Search the data for the string "this" and gather each line it is in.

Data records:
(begin)

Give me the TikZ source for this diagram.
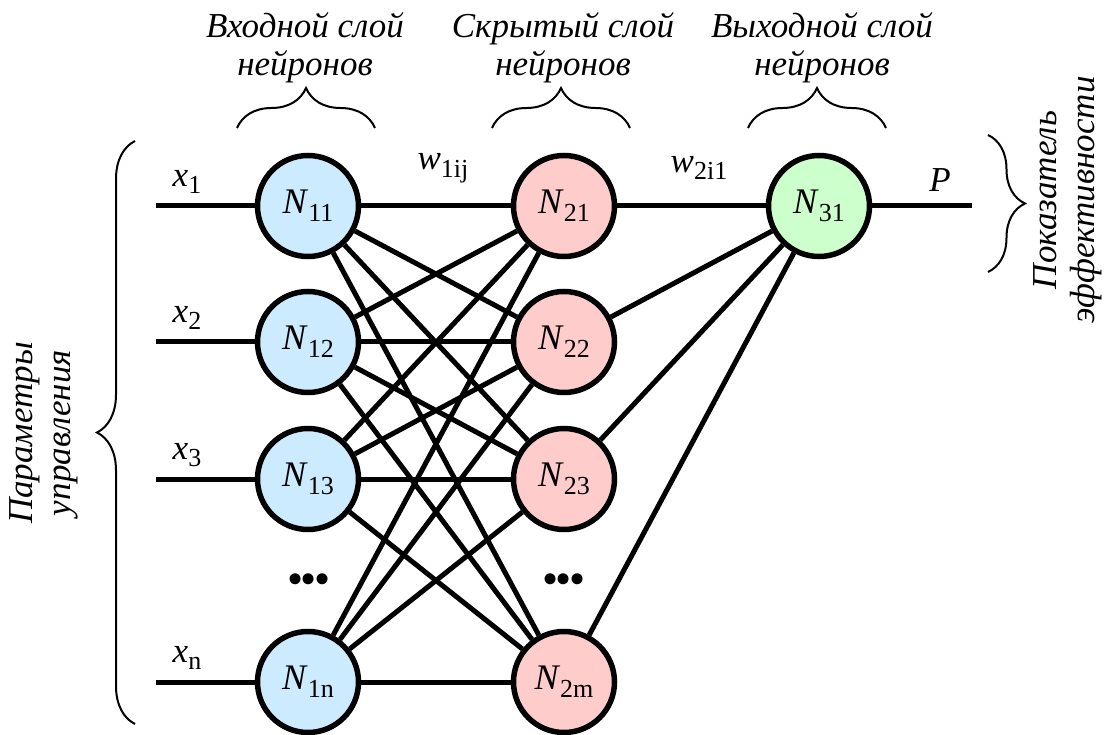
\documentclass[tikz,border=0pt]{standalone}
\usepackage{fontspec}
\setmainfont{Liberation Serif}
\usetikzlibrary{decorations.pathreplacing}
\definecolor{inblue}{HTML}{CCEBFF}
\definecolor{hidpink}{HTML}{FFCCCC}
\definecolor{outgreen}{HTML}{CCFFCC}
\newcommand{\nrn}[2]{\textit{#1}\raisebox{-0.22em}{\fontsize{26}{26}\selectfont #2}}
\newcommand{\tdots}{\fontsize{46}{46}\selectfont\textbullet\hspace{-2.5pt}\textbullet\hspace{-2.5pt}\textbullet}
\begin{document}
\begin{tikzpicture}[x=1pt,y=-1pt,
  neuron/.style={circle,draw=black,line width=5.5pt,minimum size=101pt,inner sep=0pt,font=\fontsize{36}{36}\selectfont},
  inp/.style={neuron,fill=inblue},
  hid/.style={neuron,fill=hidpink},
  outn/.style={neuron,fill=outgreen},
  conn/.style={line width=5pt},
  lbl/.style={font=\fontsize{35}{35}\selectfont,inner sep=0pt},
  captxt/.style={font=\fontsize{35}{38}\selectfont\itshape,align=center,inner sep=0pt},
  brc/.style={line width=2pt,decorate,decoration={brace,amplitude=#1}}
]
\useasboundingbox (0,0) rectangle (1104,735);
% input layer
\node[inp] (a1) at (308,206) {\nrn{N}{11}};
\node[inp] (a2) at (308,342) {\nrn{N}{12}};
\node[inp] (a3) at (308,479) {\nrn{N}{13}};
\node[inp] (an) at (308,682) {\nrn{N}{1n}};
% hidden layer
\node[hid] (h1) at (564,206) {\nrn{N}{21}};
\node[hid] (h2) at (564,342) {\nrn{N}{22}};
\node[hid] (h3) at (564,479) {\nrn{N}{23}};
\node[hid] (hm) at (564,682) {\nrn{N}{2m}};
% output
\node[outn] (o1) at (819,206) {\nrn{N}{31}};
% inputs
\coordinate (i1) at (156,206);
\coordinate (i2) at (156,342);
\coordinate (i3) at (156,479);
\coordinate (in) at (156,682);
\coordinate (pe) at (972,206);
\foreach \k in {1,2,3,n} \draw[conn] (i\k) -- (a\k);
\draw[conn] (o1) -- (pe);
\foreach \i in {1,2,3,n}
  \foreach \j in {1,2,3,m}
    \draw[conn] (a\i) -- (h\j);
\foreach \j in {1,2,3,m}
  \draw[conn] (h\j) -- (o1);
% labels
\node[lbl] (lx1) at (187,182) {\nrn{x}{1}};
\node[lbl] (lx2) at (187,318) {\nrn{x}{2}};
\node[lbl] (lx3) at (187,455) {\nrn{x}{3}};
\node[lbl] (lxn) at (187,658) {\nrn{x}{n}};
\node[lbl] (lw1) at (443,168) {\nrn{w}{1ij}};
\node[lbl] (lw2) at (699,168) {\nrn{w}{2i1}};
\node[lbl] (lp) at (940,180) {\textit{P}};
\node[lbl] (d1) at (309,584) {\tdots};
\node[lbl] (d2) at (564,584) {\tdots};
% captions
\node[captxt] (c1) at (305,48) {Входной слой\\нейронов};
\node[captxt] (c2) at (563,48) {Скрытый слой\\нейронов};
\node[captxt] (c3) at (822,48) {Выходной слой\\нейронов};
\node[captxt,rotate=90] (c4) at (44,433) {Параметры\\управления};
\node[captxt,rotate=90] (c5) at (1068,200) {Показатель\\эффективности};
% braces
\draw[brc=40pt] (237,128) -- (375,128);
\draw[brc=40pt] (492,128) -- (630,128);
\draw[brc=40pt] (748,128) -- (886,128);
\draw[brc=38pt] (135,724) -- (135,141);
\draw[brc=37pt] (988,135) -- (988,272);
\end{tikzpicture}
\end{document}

(end)
(begin)

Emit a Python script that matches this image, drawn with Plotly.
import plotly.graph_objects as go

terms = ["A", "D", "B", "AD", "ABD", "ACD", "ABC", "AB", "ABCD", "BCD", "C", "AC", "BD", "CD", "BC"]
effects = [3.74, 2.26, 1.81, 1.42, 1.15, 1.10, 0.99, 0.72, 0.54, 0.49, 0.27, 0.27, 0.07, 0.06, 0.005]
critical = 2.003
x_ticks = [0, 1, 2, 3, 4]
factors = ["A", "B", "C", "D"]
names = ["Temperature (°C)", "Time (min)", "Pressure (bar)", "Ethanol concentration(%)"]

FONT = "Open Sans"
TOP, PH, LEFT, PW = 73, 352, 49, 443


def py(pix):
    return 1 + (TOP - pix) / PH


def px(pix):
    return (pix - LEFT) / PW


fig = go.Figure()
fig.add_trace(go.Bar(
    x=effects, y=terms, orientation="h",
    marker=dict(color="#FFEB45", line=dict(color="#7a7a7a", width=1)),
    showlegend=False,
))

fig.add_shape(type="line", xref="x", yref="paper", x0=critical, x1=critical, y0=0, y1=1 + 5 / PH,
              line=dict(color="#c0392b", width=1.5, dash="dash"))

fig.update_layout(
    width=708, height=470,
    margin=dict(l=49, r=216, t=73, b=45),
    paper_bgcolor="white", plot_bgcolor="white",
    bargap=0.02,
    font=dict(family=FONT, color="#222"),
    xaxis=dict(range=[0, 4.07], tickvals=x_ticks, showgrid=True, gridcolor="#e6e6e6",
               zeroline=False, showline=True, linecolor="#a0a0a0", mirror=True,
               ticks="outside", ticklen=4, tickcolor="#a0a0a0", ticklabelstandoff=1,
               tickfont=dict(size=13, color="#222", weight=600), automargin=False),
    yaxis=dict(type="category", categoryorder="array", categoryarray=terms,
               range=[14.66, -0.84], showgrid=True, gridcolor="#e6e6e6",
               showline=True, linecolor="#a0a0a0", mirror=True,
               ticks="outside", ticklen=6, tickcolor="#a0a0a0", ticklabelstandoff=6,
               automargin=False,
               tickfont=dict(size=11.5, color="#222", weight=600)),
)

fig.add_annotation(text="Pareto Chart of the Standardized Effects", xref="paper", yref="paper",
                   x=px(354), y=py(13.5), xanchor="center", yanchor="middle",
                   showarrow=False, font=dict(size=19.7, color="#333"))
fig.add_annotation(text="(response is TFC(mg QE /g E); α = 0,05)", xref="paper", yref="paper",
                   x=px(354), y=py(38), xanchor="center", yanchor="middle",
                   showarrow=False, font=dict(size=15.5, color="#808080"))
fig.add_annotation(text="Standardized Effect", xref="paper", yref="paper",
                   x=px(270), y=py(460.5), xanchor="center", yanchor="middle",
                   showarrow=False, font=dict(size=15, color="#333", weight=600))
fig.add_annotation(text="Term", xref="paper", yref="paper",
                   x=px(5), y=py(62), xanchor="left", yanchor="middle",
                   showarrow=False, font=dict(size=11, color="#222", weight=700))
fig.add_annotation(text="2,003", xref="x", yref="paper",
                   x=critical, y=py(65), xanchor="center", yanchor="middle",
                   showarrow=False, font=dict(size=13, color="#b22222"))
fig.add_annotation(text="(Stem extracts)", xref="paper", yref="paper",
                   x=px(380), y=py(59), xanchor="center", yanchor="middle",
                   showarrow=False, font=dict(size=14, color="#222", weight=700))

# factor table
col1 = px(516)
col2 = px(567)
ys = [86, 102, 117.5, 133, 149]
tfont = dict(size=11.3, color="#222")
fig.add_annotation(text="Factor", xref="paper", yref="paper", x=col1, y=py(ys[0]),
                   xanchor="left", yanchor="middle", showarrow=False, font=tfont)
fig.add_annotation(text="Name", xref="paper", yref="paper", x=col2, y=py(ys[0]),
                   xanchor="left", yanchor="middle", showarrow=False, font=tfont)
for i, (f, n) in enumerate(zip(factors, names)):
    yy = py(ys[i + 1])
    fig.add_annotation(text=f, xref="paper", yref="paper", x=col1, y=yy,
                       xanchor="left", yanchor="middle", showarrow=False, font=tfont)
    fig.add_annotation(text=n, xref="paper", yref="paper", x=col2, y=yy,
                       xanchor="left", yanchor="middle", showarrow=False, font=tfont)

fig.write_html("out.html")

(end)

Reply:
Give me the TikZ source for this diagram.
Emit a Python script that matches this image, drawn with Plotly.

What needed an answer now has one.